Given data:
--- start ---
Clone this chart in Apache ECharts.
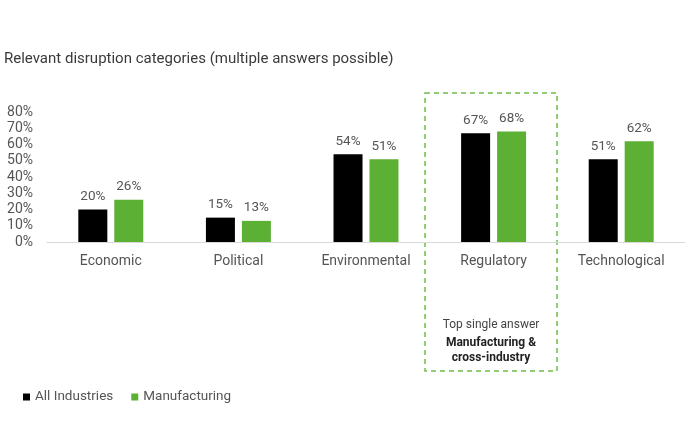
<!DOCTYPE html>
<html lang="en">
<head>
<meta charset="UTF-8">
<title>Relevant disruption categories</title>
<script src="https://cdn.jsdelivr.net/npm/echarts@6/dist/echarts.min.js"></script>
<style>
  html, body { margin: 0; padding: 0; background: #fff; }
  #main { width: 700px; height: 441px; }
</style>
</head>
<body>
<div id="main"></div>
<script>
// data
var categories = ['Economic', 'Political', 'Environmental', 'Regulatory', 'Technological'];
var allIndustries = [20, 15, 54, 67, 51];
var manufacturing = [26, 13, 51, 68, 62];
var seriesNames = ['All Industries', 'Manufacturing'];
var noteLines = ['Top single answer', 'Manufacturing &', 'cross-industry'];

var font = 'Roboto, "Noto Sans", sans-serif';
var textGrey = '#555';

var chart = echarts.init(document.getElementById('main'));

var valueLabel = {
    show: true,
    position: 'top',
    distance: 6,
    formatter: '{c}%',
    color: textGrey,
    fontFamily: font,
    fontSize: 13.5
};

chart.setOption({
    animation: false,
    textStyle: { fontFamily: font },
    title: {
        text: 'Relevant disruption categories (multiple answers possible)',
        left: -1,
        top: 47,
        textStyle: { fontSize: 15, fontWeight: 'normal', color: '#3a3a3a' }
    },
    legend: {
        data: seriesNames,
        left: 18,
        top: 385,
        icon: 'rect',
        itemWidth: 7,
        itemHeight: 7,
        itemGap: 18,
        textStyle: { fontSize: 13.5, color: textGrey }
    },
    grid: { left: 47, right: 15, top: 112, bottom: 199 },
    xAxis: {
        type: 'category',
        data: categories,
        axisTick: { show: false },
        axisLine: { lineStyle: { color: '#d9d9d9', width: 1 } },
        axisLabel: { color: textGrey, fontSize: 14, margin: 12 }
    },
    yAxis: {
        type: 'value',
        min: 0,
        max: 80,
        interval: 10,
        splitLine: { show: false },
        axisLine: { show: false },
        axisTick: { show: false },
        axisLabel: { formatter: '{value}%', color: textGrey, fontSize: 14, margin: 14 }
    },
    series: [
        {
            name: seriesNames[0],
            type: 'bar',
            data: allIndustries,
            barWidth: 29,
            barGap: '24%',
            itemStyle: { color: '#000' },
            label: valueLabel
        },
        {
            name: seriesNames[1],
            type: 'bar',
            data: manufacturing,
            barWidth: 29,
            itemStyle: { color: '#5cb033' },
            label: valueLabel
        }
    ],
    graphic: [
        {
            type: 'rect',
            shape: { x: 425, y: 93, width: 132, height: 278 },
            style: { fill: 'none', stroke: '#6cc04a', lineWidth: 1.5, lineDash: [5, 4] },
            silent: true
        },
        {
            type: 'text',
            x: 491, y: 319,
            style: {
                text: noteLines[0],
                align: 'center',
                fill: '#444',
                font: '12px ' + font
            }
        },
        {
            type: 'text',
            x: 491, y: 335,
            style: {
                text: noteLines[1] + '\n' + noteLines[2],
                align: 'center',
                lineHeight: 15,
                fill: '#222',
                font: 'bold 12px ' + font
            }
        }
    ]
});
</script>
</body>
</html>
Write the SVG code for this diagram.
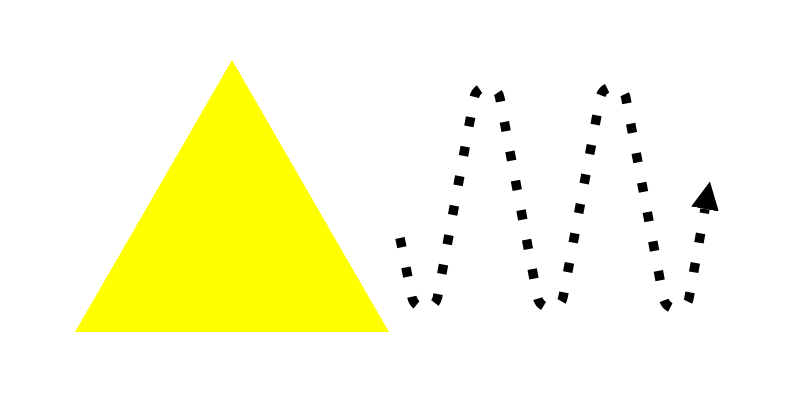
<svg xmlns="http://www.w3.org/2000/svg" width="800" height="400" viewBox="0 0 800 400">
  <style>
    .shape { fill: #ffff00; stroke: none; }
    .wave { fill: none; stroke: #000; stroke-width: 9.5; stroke-dasharray: 9.5 20.5; }
  </style>
  <defs>
    <marker id="arrow" markerUnits="userSpaceOnUse" markerWidth="28" markerHeight="28" viewBox="0 0 28 28" refX="0" refY="14" orient="auto">
      <path d="M0,0 L28,14 L0,28 z" fill="#000"/>
    </marker>
  </defs>
  <rect width="800" height="400" fill="#fff"/>
  <g id="triangle">
    <polygon class="shape" points="232,60 389,332 75,332"/>
  </g>
  <g id="connectors">
    <path class="wave" marker-end="url(#arrow)" d="M400,238 L412,297.4 A13,13 0 0 0 437.5,297.4 L474.2,97.6 A13,13 0 0 1 499.8,97.6 L537.5,297.4 A13,13 0 0 0 563,297.4 L600.2,97.6 A13,13 0 0 1 625.8,97.6 L663.5,298.4 A13,13 0 0 0 689,298.4 L705,209"/>
  </g>
</svg>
--- end ---
What you will do:
Keep the pictures out of the copy and write out the data exactly as it stands.

Output for this exercise:
Clone this chart in Apache ECharts.
<!DOCTYPE html>
<html lang="en">
<head>
<meta charset="UTF-8">
<title>Relevant disruption categories</title>
<script src="https://cdn.jsdelivr.net/npm/echarts@6/dist/echarts.min.js"></script>
<style>
  html, body { margin: 0; padding: 0; background: #fff; }
  #main { width: 700px; height: 441px; }
</style>
</head>
<body>
<div id="main"></div>
<script>
// data
var categories = ['Economic', 'Political', 'Environmental', 'Regulatory', 'Technological'];
var allIndustries = [20, 15, 54, 67, 51];
var manufacturing = [26, 13, 51, 68, 62];
var seriesNames = ['All Industries', 'Manufacturing'];
var noteLines = ['Top single answer', 'Manufacturing &', 'cross-industry'];

var font = 'Roboto, "Noto Sans", sans-serif';
var textGrey = '#555';

var chart = echarts.init(document.getElementById('main'));

var valueLabel = {
    show: true,
    position: 'top',
    distance: 6,
    formatter: '{c}%',
    color: textGrey,
    fontFamily: font,
    fontSize: 13.5
};

chart.setOption({
    animation: false,
    textStyle: { fontFamily: font },
    title: {
        text: 'Relevant disruption categories (multiple answers possible)',
        left: -1,
        top: 47,
        textStyle: { fontSize: 15, fontWeight: 'normal', color: '#3a3a3a' }
    },
    legend: {
        data: seriesNames,
        left: 18,
        top: 385,
        icon: 'rect',
        itemWidth: 7,
        itemHeight: 7,
        itemGap: 18,
        textStyle: { fontSize: 13.5, color: textGrey }
    },
    grid: { left: 47, right: 15, top: 112, bottom: 199 },
    xAxis: {
        type: 'category',
        data: categories,
        axisTick: { show: false },
        axisLine: { lineStyle: { color: '#d9d9d9', width: 1 } },
        axisLabel: { color: textGrey, fontSize: 14, margin: 12 }
    },
    yAxis: {
        type: 'value',
        min: 0,
        max: 80,
        interval: 10,
        splitLine: { show: false },
        axisLine: { show: false },
        axisTick: { show: false },
        axisLabel: { formatter: '{value}%', color: textGrey, fontSize: 14, margin: 14 }
    },
    series: [
        {
            name: seriesNames[0],
            type: 'bar',
            data: allIndustries,
            barWidth: 29,
            barGap: '24%',
            itemStyle: { color: '#000' },
            label: valueLabel
        },
        {
            name: seriesNames[1],
            type: 'bar',
            data: manufacturing,
            barWidth: 29,
            itemStyle: { color: '#5cb033' },
            label: valueLabel
        }
    ],
    graphic: [
        {
            type: 'rect',
            shape: { x: 425, y: 93, width: 132, height: 278 },
            style: { fill: 'none', stroke: '#6cc04a', lineWidth: 1.5, lineDash: [5, 4] },
            silent: true
        },
        {
            type: 'text',
            x: 491, y: 319,
            style: {
                text: noteLines[0],
                align: 'center',
                fill: '#444',
                font: '12px ' + font
            }
        },
        {
            type: 'text',
            x: 491, y: 335,
            style: {
                text: noteLines[1] + '\n' + noteLines[2],
                align: 'center',
                lineHeight: 15,
                fill: '#222',
                font: 'bold 12px ' + font
            }
        }
    ]
});
</script>
</body>
</html>
Write the SVG code for this diagram.
<svg xmlns="http://www.w3.org/2000/svg" width="800" height="400" viewBox="0 0 800 400">
  <style>
    .shape { fill: #ffff00; stroke: none; }
    .wave { fill: none; stroke: #000; stroke-width: 9.5; stroke-dasharray: 9.5 20.5; }
  </style>
  <defs>
    <marker id="arrow" markerUnits="userSpaceOnUse" markerWidth="28" markerHeight="28" viewBox="0 0 28 28" refX="0" refY="14" orient="auto">
      <path d="M0,0 L28,14 L0,28 z" fill="#000"/>
    </marker>
  </defs>
  <rect width="800" height="400" fill="#fff"/>
  <g id="triangle">
    <polygon class="shape" points="232,60 389,332 75,332"/>
  </g>
  <g id="connectors">
    <path class="wave" marker-end="url(#arrow)" d="M400,238 L412,297.4 A13,13 0 0 0 437.5,297.4 L474.2,97.6 A13,13 0 0 1 499.8,97.6 L537.5,297.4 A13,13 0 0 0 563,297.4 L600.2,97.6 A13,13 0 0 1 625.8,97.6 L663.5,298.4 A13,13 0 0 0 689,298.4 L705,209"/>
  </g>
</svg>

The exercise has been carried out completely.